In this article we’re talking primarily about hard shell, sit-on-top fishing kayaks. These kayaks are comfortable to sit in, can be comfortable and track well over long distances, and have lots of storage space. While they are awesome, they don’t always fit the bill. There are many other types of fishing craft that may work better for you under certain conditions – in detail :
- Float tube – for smaller still water lakes and ponds, especially where portability is important such as when a hike in or even backpacking is required.
- Pontoon boat – for navigating large rivers with strong flow, where extreme stability combined with maneuverability is required, rock fields are encountered, and / or you wish to be higher up off the water.
- White water kayak – for serious white water (class 3-4 not generally navigable by a hard shell kayak), to access parts of canyons you can’t get to otherwise, and only with serious training and skill building. Often used in a raft or drift boat supported group trip where camping and other gear can be carried by the larger boat.
- Rubber raft – for serious white water where lots of gear is required (e.g. overnight trips), and boulders and rock gardens will be encountered (too much for a drift boat or pontoon boat). A rubber raft is the most stable, impact resistant craft you can get, yet can be challenging to beach or maneuver quickly to fish an eddy line for example.
- Drift boat – for larger rivers where extreme stability is desired for standing and casting. The MacKenzie river drift boat, for example is one of the best designs originating out of the northwest (originally Oregon). Also good for overnight trips, and keeps you drier than a raft, but must be certain the white water chutes will allow you through without impacting rocks. Great for sliding over riffles and slowly moving through large pools, and easy to eddy out and hold in place for accurate casting. The choice of guides when possible.
FAQ 3 - What are the most important criteria for selecting a kayak for fly fishing?
Different kayaks are designed for different conditions and different types of water. In fact, kayaks vary widely in their ability to turn vs. track, handle waves vs. calm water, stability, weight for portability, storage capacity, and other design specs. Here are what we feel are the most important criteria you’ll want to ensure meet your needs, in detail:
- Match your kayak to the type of water– will you be fishing in calm water, punching through surf, or running mild white water? How far will you be paddling to get there – short or long? If long, you need a kayak that tracks well and is streamlined for speed. If smaller lakes and ponds or mild white water, then quick turning may be more important.

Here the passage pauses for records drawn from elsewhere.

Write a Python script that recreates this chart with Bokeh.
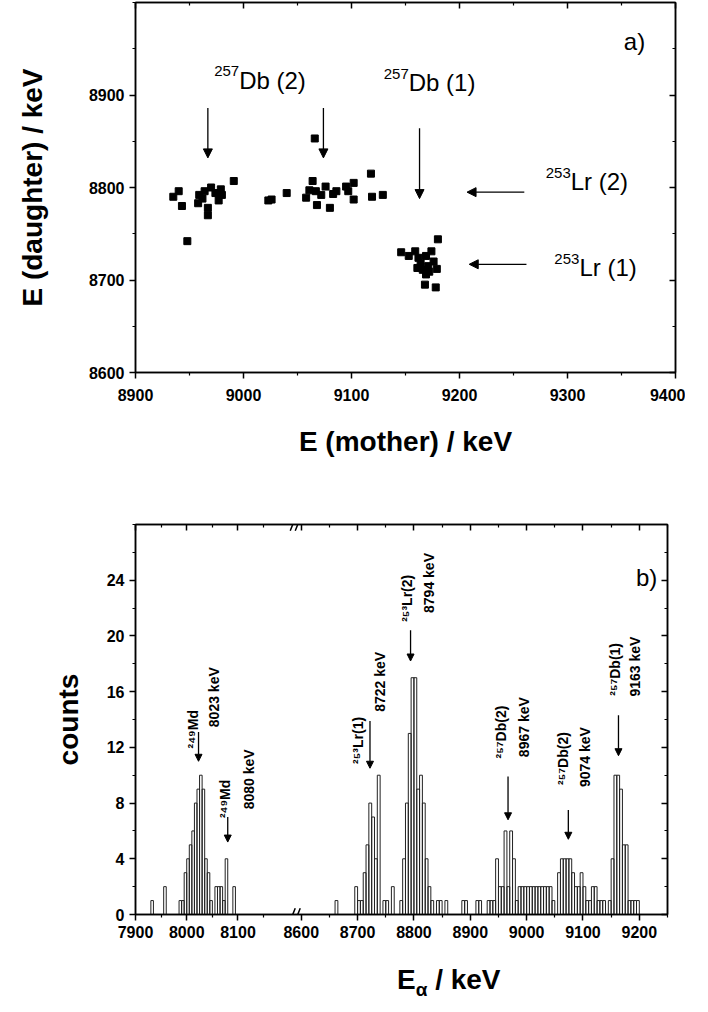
import math
from bokeh.plotting import figure
from bokeh.layouts import column
from bokeh.models import (FixedTicker, LinearAxis, Range1d, Arrow, NormalHead, Div,
                          ColumnDataSource, CustomJSTickFormatter)
from bokeh.core.properties import value
from bokeh.embed import file_html
from bokeh.resources import INLINE

FONT = "Liberation Sans"

# ---------------- panel a) data ----------------
mother_keV = [8940, 8935, 8943, 8948, 8959, 8958, 8964, 8967, 8967, 8970, 8974, 8977, 8980, 8979, 8991, 8962,
              9023, 9026, 9040, 9058, 9066, 9064, 9067, 9068, 9072, 9076, 9080, 9083, 9086, 9095, 9097, 9102,
              9102, 9118, 9119, 9129, 9061,
              9180, 9146, 9153, 9159, 9162, 9164, 9169, 9174, 9176, 9171, 9161, 9179, 9169, 9168, 9178, 9166, 9172]
daughter_keV = [8796, 8790, 8780, 8742, 8792, 8783, 8796, 8770, 8778, 8800, 8794, 8786, 8792, 8798, 8807, 8788,
                8786, 8787, 8794, 8789, 8853, 8807, 8796, 8781, 8792, 8801, 8778, 8793, 8796, 8801, 8796, 8805,
                8787, 8815, 8790, 8792, 8797,
                8744, 8730, 8726, 8731, 8724, 8718, 8726, 8731, 8720, 8715, 8713, 8712, 8706, 8695, 8692, 8711, 8709]

xa_major = [8900, 9000, 9100, 9200, 9300, 9400]
xa_minor = [8950, 9050, 9150, 9250, 9350]
ya_major = [8600, 8700, 8800, 8900]
ya_minor = [8650, 8750, 8850, 8950, 9000]

a_arrow_x0 = [8967, 9074, 9163, 9260, 9262]
a_arrow_y0 = [8886, 8886, 8864, 8795, 8717]
a_arrow_x1 = [8967, 9074, 9163, 9207, 9209]
a_arrow_y1 = [8832, 8832, 8788, 8795, 8717]

a_label_main = ["Db (2)", "Db (1)", "Lr (2)", "Lr (1)"]
a_label_mass = ["257", "257", "253", "253"]
a_label_x = [8996, 9153, 9303, 9311]
a_label_y = [8916, 8913, 8806, 8713]

# ---------------- panel b) data ----------------
BIN_WIDTH = 5
hist_bin_keV = [7930, 7955, 7985, 7990, 7995, 8000, 8005, 8010, 8015, 8020, 8025, 8030, 8035, 8040, 8045,
                8055, 8060, 8065, 8070, 8075, 8090,
                8660, 8695, 8700, 8705, 8710, 8715, 8720, 8725, 8730, 8735, 8745, 8750, 8760,
                8775, 8780, 8785, 8790, 8795, 8800, 8805, 8810, 8815, 8820, 8825, 8830,
                8840, 8845, 8855, 8885, 8890, 8910, 8915, 8930, 8935, 8940,
                8945, 8950, 8955, 8960, 8965, 8970, 8975, 8980,
                8985, 8990, 8995, 9000, 9005, 9010, 9015, 9020, 9025, 9030, 9035, 9040, 9045,
                9055, 9060, 9065, 9070, 9075, 9080, 9085, 9090, 9095, 9100, 9105, 9110, 9115, 9120,
                9125, 9130, 9135, 9145,
                9150, 9155, 9160, 9165, 9170, 9175, 9180, 9185, 9190, 9195]
hist_counts = [1, 2, 1, 1, 3, 4, 5, 6, 8, 9, 10, 9, 4, 3, 1,
               2, 2, 2, 1, 4, 2,
               1, 2, 1, 1, 3, 5, 8, 7, 4, 10, 1, 1, 2,
               1, 4, 8, 13, 17, 17, 9, 10, 8, 4, 2, 1,
               1, 1, 1, 1, 1, 1, 1, 1, 1, 1,
               4, 2, 2, 6, 2, 6, 4, 1,
               2, 2, 2, 2, 2, 2, 2, 2, 2, 2, 2, 2, 1,
               3, 4, 4, 4, 4, 3, 2, 2, 3, 2, 1, 1, 2, 2,
               1, 1, 1, 1,
               4, 10, 10, 9, 5, 5, 1, 1, 1, 1]

xb_major = [7900, 8000, 8100, 8600, 8700, 8800, 8900, 9000, 9100, 9200]
xb_minor = [7950, 8050, 8150, 8650, 8750, 8850, 8950, 9050, 9150, 9250]
yb_major = [0, 4, 8, 12, 16, 20, 24]
yb_minor = [2, 6, 10, 14, 18, 22, 26, 28]

peak_energy = [8023, 8080, 8722, 8794, 8967, 9074, 9163]
peak_isotope = ["\u00b2\u2074\u2079Md", "\u00b2\u2074\u2079Md", "\u00b2\u2075\u00b3Lr(1)", "\u00b2\u2075\u00b3Lr(2)",
                "\u00b2\u2075\u2077Db(2)", "\u00b2\u2075\u2077Db(2)", "\u00b2\u2075\u2077Db(1)"]
peak_arrow_top = [13.1, 7.0, 13.9, 20.4, 9.9, 7.5, 14.3]
peak_arrow_tip = [11.0, 5.2, 10.5, 18.2, 6.8, 5.4, 11.4]
iso_label_x = [8012, 8074, 8701, 8787, 8955, 9064, 9156]
iso_label_y = [13.3, 8.3, 12.5, 22.7, 13.1, 11.2, 17.6]
e_label_x = [8054, 8122, 8740, 8826, 8995, 9103, 9192]
e_label_y = [15.6, 9.7, 16.7, 23.8, 13.45, 11.3, 17.8]

# broken-axis mapping for panel b
SEG1 = (7900.0, 8200.0)
SEG2 = (8600.0, 9250.0)
SCALE1, SCALE2, GAP = 0.512, 0.563, 12.0


def u(e):
    if e < 8400:
        return (e - SEG1[0]) * SCALE1
    return (SEG1[1] - SEG1[0]) * SCALE1 + GAP + (e - SEG2[0]) * SCALE2


def style_axis(ax, labels=True, inward=False):
    ax.axis_line_color = "black"
    ax.axis_line_width = 1.5
    ax.major_tick_line_color = "black"
    ax.minor_tick_line_color = "black"
    ax.major_tick_line_width = 1.5
    ax.minor_tick_line_width = 1.2
    if inward:
        ax.major_tick_in, ax.major_tick_out = 6, 0
        ax.minor_tick_in, ax.minor_tick_out = 3, 0
    else:
        ax.major_tick_in, ax.major_tick_out = 0, 6
        ax.minor_tick_in, ax.minor_tick_out = 0, 3
    if labels:
        ax.major_label_text_font = FONT
        ax.major_label_text_font_size = "16px"
        ax.major_label_text_font_style = "bold"
        ax.major_label_text_color = "black"
        ax.major_label_standoff = 5
    else:
        ax.formatter = CustomJSTickFormatter(code="return ''")
        ax.major_label_text_font_size = "1px"
        ax.major_label_standoff = 0
    ax.axis_label_text_font = FONT
    ax.axis_label_text_font_style = "bold"
    ax.axis_label_text_font_size = "28px"
    ax.axis_label_text_color = "black"


def mirror(p, xticker, yticker):
    top = LinearAxis(ticker=xticker)
    style_axis(top, labels=False, inward=True)
    p.add_layout(top, "above")
    right = LinearAxis(ticker=yticker)
    style_axis(right, labels=False, inward=True)
    p.add_layout(right, "right")


# ================= panel a =================
p1 = figure(frame_width=540, frame_height=370, min_border_left=125, min_border_right=20,
            min_border_top=2, min_border_bottom=100,
            x_range=Range1d(8900, 9400), y_range=Range1d(8600, 9000),
            output_backend="svg", toolbar_location=None)
p1.xgrid.visible = False
p1.ygrid.visible = False
p1.outline_line_color = "black"
p1.outline_line_width = 1.5

xa_ticker = FixedTicker(ticks=xa_major, minor_ticks=xa_minor)
ya_ticker = FixedTicker(ticks=ya_major, minor_ticks=ya_minor)
p1.xaxis[0].ticker = xa_ticker
p1.yaxis[0].ticker = ya_ticker
style_axis(p1.xaxis[0])
style_axis(p1.yaxis[0])
p1.xaxis[0].axis_label = "E (mother) / keV"
p1.yaxis[0].axis_label = "E (daughter) / keV"
p1.xaxis[0].major_label_standoff = 10
p1.xaxis[0].axis_label_standoff = 22
p1.yaxis[0].axis_label_standoff = 38
mirror(p1, xa_ticker, ya_ticker)

p1.scatter(mother_keV, daughter_keV, marker="square", size=7, color="black")

p1.add_layout(Arrow(end=NormalHead(size=9, fill_color="black", line_color="black", line_width=1),
                    source=ColumnDataSource(dict(x0=a_arrow_x0, y0=a_arrow_y0, x1=a_arrow_x1, y1=a_arrow_y1)),
                    x_start="x0", y_start="y0", x_end="x1", y_end="y1",
                    line_width=1.3, line_color="black"))

p1.text(x=a_label_x, y=a_label_y, text=a_label_main, text_align="left", text_baseline="middle",
        text_font=value(FONT), text_font_size="24px", text_color="black")
p1.text(x=a_label_x, y=[y + 10 for y in a_label_y], text=a_label_mass, text_align="right",
        text_baseline="middle", text_font=value(FONT), text_font_size="15px", text_color="black")
p1.text(x=[9362], y=[8958], text=["a)"], text_align="center", text_baseline="middle",
        text_font=value(FONT), text_font_size="24px", text_color="black")

# ================= panel b =================
p2 = figure(frame_width=532, frame_height=390, min_border_left=135, min_border_right=20,
            min_border_top=52, min_border_bottom=38,
            x_range=Range1d(0, u(SEG2[1])), y_range=Range1d(0, 28),
            output_backend="svg", toolbar_location=None)
p2.xgrid.visible = False
p2.ygrid.visible = False
p2.outline_line_color = "black"
p2.outline_line_width = 1.5

major_u = [u(t) for t in xb_major]
xb_ticker = FixedTicker(ticks=major_u, minor_ticks=[u(t) for t in xb_minor])
yb_ticker = FixedTicker(ticks=yb_major, minor_ticks=yb_minor)
p2.xaxis[0].ticker = xb_ticker
p2.xaxis[0].formatter = CustomJSTickFormatter(
    args=dict(us=major_u, labels=[str(t) for t in xb_major]),
    code="""
    let best = 0, bd = 1e9;
    for (let i = 0; i < us.length; i++) { const d = Math.abs(us[i] - tick); if (d < bd) { bd = d; best = i; } }
    return labels[best];
    """)
p2.yaxis[0].ticker = yb_ticker
style_axis(p2.xaxis[0])
style_axis(p2.yaxis[0])
p2.yaxis[0].axis_label = "counts"
p2.yaxis[0].axis_label_standoff = 20
mirror(p2, xb_ticker, yb_ticker)

# histogram (outlined columns)
src_h = ColumnDataSource(dict(
    left=[u(b) for b in hist_bin_keV],
    right=[u(b + BIN_WIDTH) for b in hist_bin_keV],
    top=hist_counts,
    bottom=[0] * len(hist_counts)))
p2.quad(left="left", right="right", top="top", bottom="bottom", source=src_h,
        fill_color=None, line_color="#222222", line_width=1)

# peak arrows
p2.add_layout(Arrow(end=NormalHead(size=7, fill_color="black", line_color="black", line_width=1),
                    source=ColumnDataSource(dict(x0=[u(e) for e in peak_energy], y0=peak_arrow_top,
                                                 x1=[u(e) for e in peak_energy], y1=peak_arrow_tip)),
                    x_start="x0", y_start="y0", x_end="x1", y_end="y1",
                    line_width=1.3, line_color="black"))

# rotated labels
p2.text(x=[u(e) for e in iso_label_x], y=iso_label_y, text=peak_isotope, angle=math.pi / 2,
        text_align="center", text_baseline="middle", text_font=value(FONT),
        text_font_size="14px", text_font_style="bold", text_color="black")
p2.text(x=[u(e) for e in e_label_x], y=e_label_y, text=[f"{e} keV" for e in peak_energy],
        angle=math.pi / 2, text_align="center", text_baseline="middle", text_font=value(FONT),
        text_font_size="14px", text_font_style="bold", text_color="black")
p2.text(x=[u(9213)], y=[24.2], text=["b)"], text_align="center", text_baseline="middle",
        text_font=value(FONT), text_font_size="24px", text_color="black")

# axis break marks
ub = (u(SEG1[1]) + u(SEG2[0])) / 2
for yb in (0, 28):
    for du in (-2.5, 2.5):
        p2.add_layout(Arrow(end=None, x_start=ub + du - 2.5, y_start=yb - 0.45,
                            x_end=ub + du + 2.5, y_end=yb + 0.45, line_width=1.5, line_color="black"))

# x-axis title of panel b (E with subscript alpha)
xtitle = Div(
    text=('<div style="font-family: \'Liberation Sans\'; font-weight: bold; font-size: 28px; '
          'color: black; padding-left: 392px; padding-top: 6px; line-height: 34px; white-space: nowrap;">'
          'E<sub style="font-size: 19px;">\u03b1</sub> / keV</div>'),
    width=687, height=42)

layout = column(p1, p2, xtitle, spacing=0)
open("out.html", "w").write(file_html(layout, INLINE))
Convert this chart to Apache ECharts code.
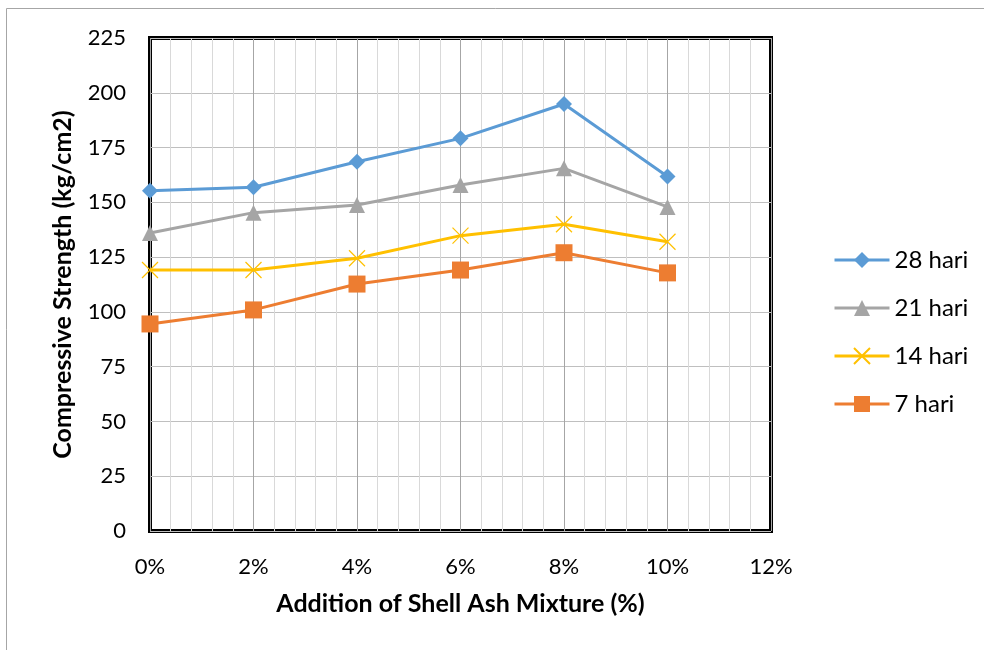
<!DOCTYPE html>
<html>
<head>
<meta charset="utf-8">
<script src="https://cdn.jsdelivr.net/npm/echarts@6/dist/echarts.min.js"></script>
<style>
  html, body { margin: 0; padding: 0; background: #fff; }
  #chart { width: 984px; height: 650px; }
</style>
</head>
<body>
<div id="chart"></div>
<script>
// Shell ash content (%) on the horizontal axis
const mixPercent = [0, 2, 4, 6, 8, 10];

// Compressive strength (kg/cm2) by curing age
const seriesNames = ['28 hari', '21 hari', '14 hari', '7 hari'];
const strength28 = [155.3, 156.9, 168.5, 179.2, 194.9, 161.8];
const strength21 = [136.0, 145.3, 148.8, 157.9, 165.5, 147.9];
const strength14 = [119.1, 119.1, 124.5, 134.8, 140.0, 132.0];
const strength7  = [94.5, 100.9, 112.7, 119.1, 127.0, 117.8];

const FONT = 'Lato, "Open Sans", sans-serif';

function pairs(values) {
  return mixPercent.map((x, i) => [x, values[i]]);
}

const crossPath = 'path://M0,0L10,10M10,0L0,10';

const chart = echarts.init(document.getElementById('chart'), null, { renderer: 'canvas' });

chart.setOption({
  animation: false,
  backgroundColor: '#ffffff',
  graphic: [{
    type: 'rect',
    shape: { x: 6.5, y: 8.5, width: 1000, height: 700 },
    style: { fill: 'none', stroke: '#a6a6a6', lineWidth: 1 },
    silent: true,
    z: -10
  }],
  grid: {
    left: 150, right: 213, top: 38, bottom: 119,
    show: true,
    borderColor: '#000000',
    borderWidth: 4,
    backgroundColor: 'transparent'
  },
  legend: {
    orient: 'vertical',
    left: 828,
    top: 243,
    itemWidth: 55,
    itemHeight: 20,
    itemGap: 24,
    lineStyle: { width: 3 },
    textStyle: { fontFamily: FONT, fontSize: 24, color: '#000' },
    data: seriesNames
  },
  xAxis: {
    type: 'value',
    min: 0, max: 12, interval: 2,
    name: 'Addition of Shell Ash Mixture (%)',
    nameLocation: 'middle',
    nameGap: 60,
    nameTextStyle: { fontFamily: FONT, fontSize: 25, fontWeight: 'bold', color: '#000' },
    axisLine: { show: false },
    axisTick: { show: false },
    axisLabel: {
      margin: 25,
      fontFamily: FONT, fontSize: 22, color: '#000',
      formatter: v => v + '%'
    },
    splitLine: { show: true, lineStyle: { color: '#a6a6a6', width: 1 } },
    minorTick: { show: false, splitNumber: 5 },
    minorSplitLine: { show: true, lineStyle: { color: '#d9d9d9', width: 1 } }
  },
  yAxis: {
    type: 'value',
    min: 0, max: 225, interval: 25,
    name: 'Compressive Strength (kg/cm2)',
    nameLocation: 'middle',
    nameGap: 75,
    nameTextStyle: { fontFamily: FONT, fontSize: 25, fontWeight: 'bold', color: '#000' },
    axisLine: { show: false },
    axisTick: { show: false },
    axisLabel: { margin: 24, fontFamily: FONT, fontSize: 22, color: '#000' },
    splitLine: { show: true, lineStyle: { color: '#bfbfbf', width: 1 } }
  },
  series: [
    {
      name: seriesNames[0], type: 'line', data: pairs(strength28),
      symbol: 'diamond', symbolSize: 16,
      lineStyle: { color: '#5b9bd5', width: 3 },
      itemStyle: { color: '#5b9bd5' },
      z: 4
    },
    {
      name: seriesNames[1], type: 'line', data: pairs(strength21),
      symbol: 'triangle', symbolSize: 16,
      lineStyle: { color: '#a5a5a5', width: 3 },
      itemStyle: { color: '#a5a5a5' },
      z: 3
    },
    {
      name: seriesNames[2], type: 'line', data: pairs(strength14),
      symbol: crossPath, symbolSize: 16,
      lineStyle: { color: '#ffc000', width: 3 },
      itemStyle: { color: '#ffc000', borderColor: '#ffc000', borderWidth: 1.2 },
      z: 2
    },
    {
      name: seriesNames[3], type: 'line', data: pairs(strength7),
      symbol: 'rect', symbolSize: 17,
      lineStyle: { color: '#ed7d31', width: 3 },
      itemStyle: { color: '#ed7d31' },
      z: 1
    }
  ]
});
</script>
</body>
</html>
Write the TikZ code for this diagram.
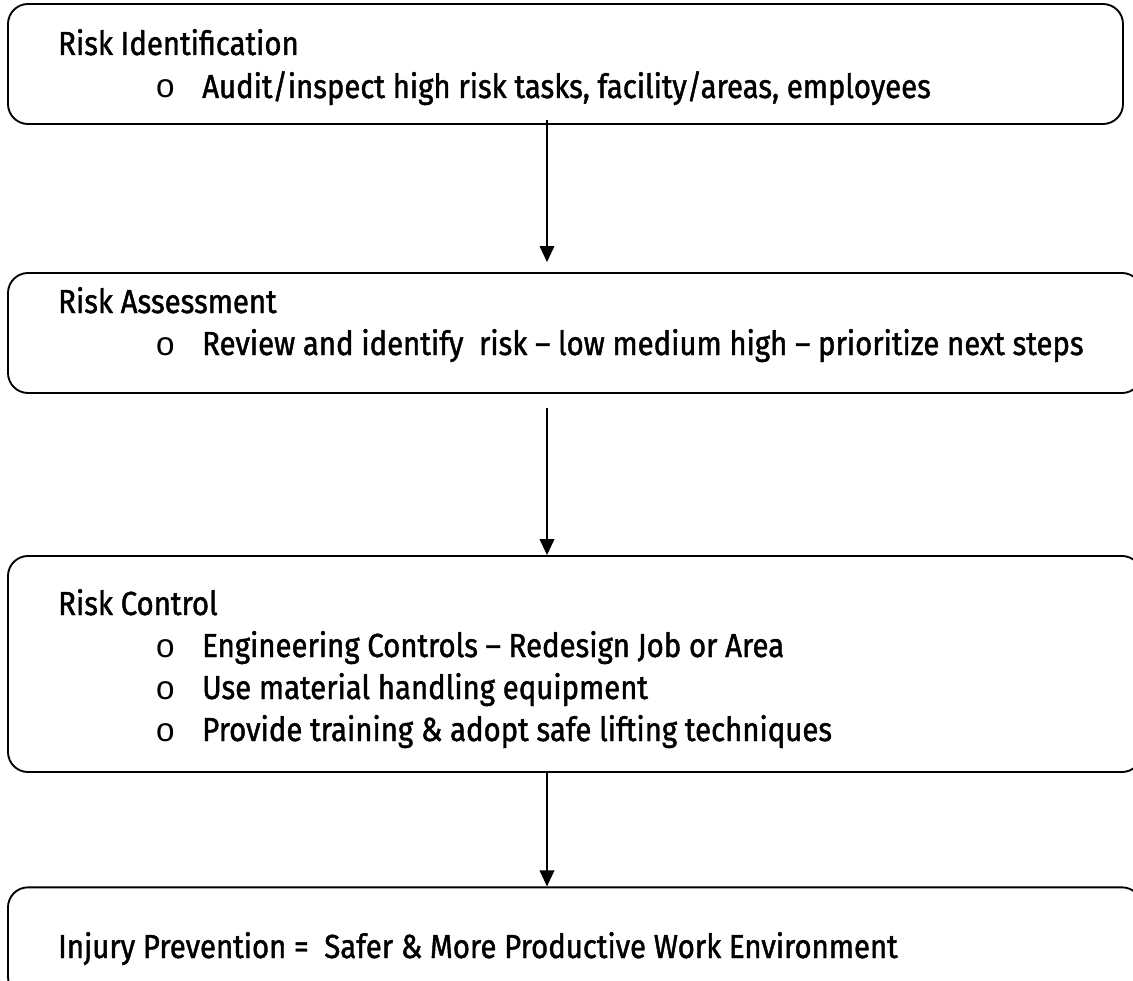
\documentclass[tikz,border=0pt]{standalone}
\usepackage{fontspec}
\setmainfont{Fira Sans}[FakeStretch=0.88, FakeBold=1.3]
\newfontfamily\bulletfont{Liberation Mono}
\usetikzlibrary{arrows.meta}
\tikzstyle{stage} = [rectangle, rounded corners=15pt, draw=black,
line width=1.4pt, inner sep=0pt]
\tikzstyle{heading} = [anchor=base west, inner sep=0pt,
font=\fontsize{25}{29}\selectfont]
\tikzstyle{bullet} = [anchor=base west, inner sep=0pt,
font=\bulletfont\fontsize{25}{29}\selectfont]
\tikzstyle{arrow} = [line width=1.1pt, -{Triangle[width=11pt,length=12pt]}]

\begin{document}
\begin{tikzpicture}[x=0.75pt, y=-0.75pt]
\clip (0,0) rectangle (1133,981);
%The stage boxes
\node (ident) [stage, minimum width=836.25pt, minimum height=90pt] at (565.5,64) {};
\node (assess) [stage, minimum width=850.5pt, minimum height=90pt] at (575,333) {};
\node (control) [stage, minimum width=850.5pt, minimum height=162pt] at (575,664) {};
\node (prevent) [stage, minimum width=850.5pt, minimum height=82pt] at (575,942) {};
% Texts in the boxes
\node (identT) [heading] at (58,55) {Risk Identification};
\node (identB) [bullet] at (155,98) {o};
\node (identA) [heading] at (202,98) {Audit/inspect high risk tasks, facility/areas, employees};
\node (assessT) [heading] at (58,313) {Risk Assessment};
\node (assessB) [bullet] at (155,355) {o};
\node (assessA) [heading] at (202,355) {Review and identify\ \ risk -- low medium high -- prioritize next steps};
\node (controlT) [heading] at (58,615) {Risk Control};
\node (controlB1) [bullet] at (155,657) {o};
\node (controlA1) [heading] at (202,657) {Engineering Controls -- Redesign Job or Area};
\node (controlB2) [bullet] at (155,699) {o};
\node (controlA2) [heading] at (202,699) {Use material handling equipment};
\node (controlB3) [bullet] at (155,741) {o};
\node (controlA3) [heading] at (202,741) {Provide training \& adopt safe lifting techniques};
\node (preventT) [heading] at (58,958) {Injury Prevention =\ \ Safer \& More Productive Work Environment};
% Drawing the arrows between boxes
\coordinate (ax) at (547,0);
\draw[arrow, shorten >=7.5pt] ([yshift=3.5pt]ident.south -| ax) -- (assess.north -| ax);
\draw[arrow, shorten <=10.5pt] (assess.south -| ax) -- (control.north -| ax);
\draw[arrow] (control.south -| ax) -- (prevent.north -| ax);
\end{tikzpicture}
\end{document}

- Handling surf or waves? If you paddle on large freshwater lakes that get whitecaps in the wind, or you’re a saltwater angler and launch on the beach, then you’ll want a sit-on-top with large drain holes and ability to strap down your gear.
- Seat comfort & height – here’s the tradeoff – a higher seat helps casting, but hurts stability. Some kayaks even have an adjustable seat height for casting. Or, choose a well-designed high seat combined with an extremely stable hull.
- Clear the decks – to avoid snags, choose a kayak that has a spacious, open deck without extraneous protrusions that would catch your fly line on a cast – or worse when while fighting a big one. Beware of mounted rod holders which may be great for trolling with a spinning rod, but are terrible for fly fishing (some can be removed and stowed). For example, stripping line to fish streamers can easily tangle. Adjustable foot petals also attract snags – get one instead with a snag-free design as much as possible.
- Stability is everything – especially if you want to cast standing up! Most kayaks are reasonably stable, but be wary – what feels fine sitting down may not standing up. Especially when you’ve got a big one on the line or it snaps off. Casting while sitting is possible, but can be awkward so you’ll want to be sure that the seat design and height of the backrest works for seated casting.
- Comfort saves the day – You want a kayak that can keep you comfortable all day long – your back, your rear end, and your legs. Does the back of the seat provide high quality support, and bottom enough cushion? Is there enough space for your legs, especially if you’re tall?
- Color matters too – Depending on the species you are fishing for, camouflage may or may not be important. If you use the same kayak as a crossover for waterfowl hunting, then camo becomes more important. For your comfort, remember that a dark colored kayak can absorb a lot of heat from the sun, uncomfortably so if it’s hot out. Light colored kayaks generally the better choice.
- Sit-on-top vs sit-in design – sitting on top is the most popular, but not always the best choice. They are more open, with scuppers to prevent flooding. They’re a bit easier to cast from in a seated position which is higher. The main disadvantage is they expose you more to the elements. Most of our recommendations are for sit-on-tops given their bigger deck space and easier casting. Sit-ins offer more protection from spray and and waves, especially with a skirt to cover the opening. However, they don’t have natural drain holes so can get swamped and even flood when waves break over the bow or from heavy rain (especially when used without a skirt). The lower seating profile and enclosed cockpit can restrict casting. However, they are faster than sit-on-tops, because you more directly transmit paddle energy to the water when sitting lower. That by itself can make a big difference during a long paddle day.
- Low profile saves energy and grief – Wind can really cost you time and energy, and you want control when fishing a certain spot. Especially if the fish are biting! It can be super annoying if the wind blows you out of position right before a cast. Choose a kayak with low gunnels (and good tracking) to minimize the surface the wind can catch.
- Watch the weight for transporting & portaging – weight differs widely between kayaks, and makes a big difference when you’re lifting and handling a kayak during transport or a portage. Consider also, that lighter kayaks tend to be shorter – so there’s a tradeoff with tracking ability. Are you carrying it on a rooftop or trailer? How many people will be available to lift and carry? Will you be portaging frequently (such as in the Boundary Waters Wilderness Area between Minnesota and Canada)?
Stock up with storage – with fishing comes gear, and you need a craft that can hold it without clutter. The front hatch should be tightly water-proof to avoid taking on water from waves. The cockpit storage cell should be easily opened while kayaking for access to necessities such as sunscreen, water bottle, GPS, tackle, rescue rope, etc. Accessible yet low-profile to avoid tangles. For the rear deck or hatch, check out the shape and volume – will it hold a cooler or box? Are there secure anchors for tie-downs and anchor ropes?